母マリヤの証言2009年04月07日 22時34分

 聖書にはイエスの復活に関する母マリヤの証言は書かれていません。
 しかし、ルカの福音書には親でしか知りえない、懐妊時のこと、イエスの誕生時のこと、イエスが12歳の頃のことが記されています。
 ヨハネの福音書19章25,26節には十字架のそばに母マリヤがいて、十字架上のイエスが母に話しかける場面があります。母マリヤは我が子が十字架上で苦しみながら死んでいく様子をすぐ近くから見ていたのです。母マリヤの嘆き悲しみはどれほどのものであったでしょうか。そんなマリヤが、呪われた罪人として死んだイエスの幼少時について、自らすすんで話したりするでしょうか。復活という大きな出来事があったからこそ、後にルカが取材にマリヤのもとを訪れ、証しされたことだと思います。
 イエスが復活したことを知っても母マリヤの苦悩は続いたに違いありません。

「しかし両親には、イエスの話されたことばの意味がわからなかった。」(ルカ2:50)
「イエスの身内の者たちが聞いて、イエスを連れ戻しに出て来た。『気が狂ったのだ』と言う人たちがいたからである。」(マルコ3:21)
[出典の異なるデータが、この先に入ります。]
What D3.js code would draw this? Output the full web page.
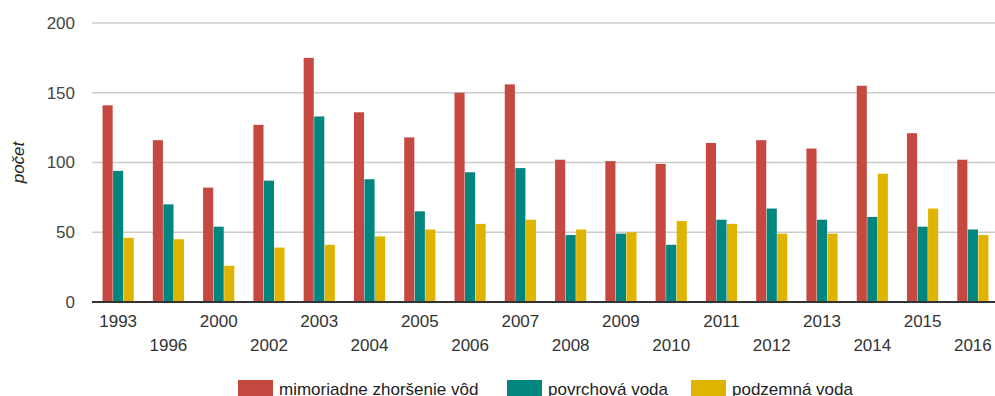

 このようにイエスに対して無理解であったことに、「どうして息子のことを分かってあげることができなかったのか」とマリヤは自分を責めたことでしょう。イエス誕生時に羊飼いたちが祝福する中、

「しかしマリヤは、これらのことをすべて心に納めて、思いを巡らしていた。」(ルカ2:19)

と記されている若い母マリヤの姿はまた、この日のことを思い起こす年老いた母マリヤの姿でもあったのだろうと、私は思います。